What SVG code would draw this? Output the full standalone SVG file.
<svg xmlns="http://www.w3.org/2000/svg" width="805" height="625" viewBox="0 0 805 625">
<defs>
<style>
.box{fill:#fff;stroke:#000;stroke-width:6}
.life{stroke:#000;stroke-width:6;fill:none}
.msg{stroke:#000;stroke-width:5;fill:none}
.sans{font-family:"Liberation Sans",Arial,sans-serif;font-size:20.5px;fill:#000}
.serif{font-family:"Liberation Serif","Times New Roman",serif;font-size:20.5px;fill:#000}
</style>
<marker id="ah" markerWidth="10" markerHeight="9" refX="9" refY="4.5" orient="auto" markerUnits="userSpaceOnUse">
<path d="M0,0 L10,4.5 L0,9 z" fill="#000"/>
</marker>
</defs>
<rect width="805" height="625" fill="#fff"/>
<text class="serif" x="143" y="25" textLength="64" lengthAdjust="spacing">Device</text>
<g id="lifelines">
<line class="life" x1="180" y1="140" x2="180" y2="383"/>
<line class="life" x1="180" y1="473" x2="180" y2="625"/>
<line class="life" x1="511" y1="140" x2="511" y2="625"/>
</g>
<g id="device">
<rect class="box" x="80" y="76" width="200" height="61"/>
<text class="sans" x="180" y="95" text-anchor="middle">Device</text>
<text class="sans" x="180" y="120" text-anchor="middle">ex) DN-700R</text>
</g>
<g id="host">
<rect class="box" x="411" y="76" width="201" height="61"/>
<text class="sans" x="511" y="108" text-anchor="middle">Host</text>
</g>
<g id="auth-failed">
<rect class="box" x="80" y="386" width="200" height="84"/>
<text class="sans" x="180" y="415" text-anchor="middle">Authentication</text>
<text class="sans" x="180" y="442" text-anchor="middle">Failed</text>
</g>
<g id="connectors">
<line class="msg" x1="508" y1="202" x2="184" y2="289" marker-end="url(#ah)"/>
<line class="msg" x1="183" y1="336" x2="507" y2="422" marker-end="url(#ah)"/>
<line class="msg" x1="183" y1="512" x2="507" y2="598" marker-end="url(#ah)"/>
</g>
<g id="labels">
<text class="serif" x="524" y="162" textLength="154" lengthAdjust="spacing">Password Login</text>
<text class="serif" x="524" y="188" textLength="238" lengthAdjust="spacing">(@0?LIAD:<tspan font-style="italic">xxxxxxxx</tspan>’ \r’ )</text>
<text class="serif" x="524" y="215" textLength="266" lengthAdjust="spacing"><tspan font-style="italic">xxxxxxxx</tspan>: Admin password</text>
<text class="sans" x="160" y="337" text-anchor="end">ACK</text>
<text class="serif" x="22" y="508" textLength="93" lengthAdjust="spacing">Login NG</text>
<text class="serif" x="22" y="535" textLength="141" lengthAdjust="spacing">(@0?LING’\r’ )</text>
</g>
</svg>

-- The exercise --
Using the data above, reproduce every line exactly.

-- Exercise solution --
What SVG code would draw this? Output the full standalone SVG file.
<svg xmlns="http://www.w3.org/2000/svg" width="805" height="625" viewBox="0 0 805 625">
<defs>
<style>
.box{fill:#fff;stroke:#000;stroke-width:6}
.life{stroke:#000;stroke-width:6;fill:none}
.msg{stroke:#000;stroke-width:5;fill:none}
.sans{font-family:"Liberation Sans",Arial,sans-serif;font-size:20.5px;fill:#000}
.serif{font-family:"Liberation Serif","Times New Roman",serif;font-size:20.5px;fill:#000}
</style>
<marker id="ah" markerWidth="10" markerHeight="9" refX="9" refY="4.5" orient="auto" markerUnits="userSpaceOnUse">
<path d="M0,0 L10,4.5 L0,9 z" fill="#000"/>
</marker>
</defs>
<rect width="805" height="625" fill="#fff"/>
<text class="serif" x="143" y="25" textLength="64" lengthAdjust="spacing">Device</text>
<g id="lifelines">
<line class="life" x1="180" y1="140" x2="180" y2="383"/>
<line class="life" x1="180" y1="473" x2="180" y2="625"/>
<line class="life" x1="511" y1="140" x2="511" y2="625"/>
</g>
<g id="device">
<rect class="box" x="80" y="76" width="200" height="61"/>
<text class="sans" x="180" y="95" text-anchor="middle">Device</text>
<text class="sans" x="180" y="120" text-anchor="middle">ex) DN-700R</text>
</g>
<g id="host">
<rect class="box" x="411" y="76" width="201" height="61"/>
<text class="sans" x="511" y="108" text-anchor="middle">Host</text>
</g>
<g id="auth-failed">
<rect class="box" x="80" y="386" width="200" height="84"/>
<text class="sans" x="180" y="415" text-anchor="middle">Authentication</text>
<text class="sans" x="180" y="442" text-anchor="middle">Failed</text>
</g>
<g id="connectors">
<line class="msg" x1="508" y1="202" x2="184" y2="289" marker-end="url(#ah)"/>
<line class="msg" x1="183" y1="336" x2="507" y2="422" marker-end="url(#ah)"/>
<line class="msg" x1="183" y1="512" x2="507" y2="598" marker-end="url(#ah)"/>
</g>
<g id="labels">
<text class="serif" x="524" y="162" textLength="154" lengthAdjust="spacing">Password Login</text>
<text class="serif" x="524" y="188" textLength="238" lengthAdjust="spacing">(@0?LIAD:<tspan font-style="italic">xxxxxxxx</tspan>’ \r’ )</text>
<text class="serif" x="524" y="215" textLength="266" lengthAdjust="spacing"><tspan font-style="italic">xxxxxxxx</tspan>: Admin password</text>
<text class="sans" x="160" y="337" text-anchor="end">ACK</text>
<text class="serif" x="22" y="508" textLength="93" lengthAdjust="spacing">Login NG</text>
<text class="serif" x="22" y="535" textLength="141" lengthAdjust="spacing">(@0?LING’\r’ )</text>
</g>
</svg>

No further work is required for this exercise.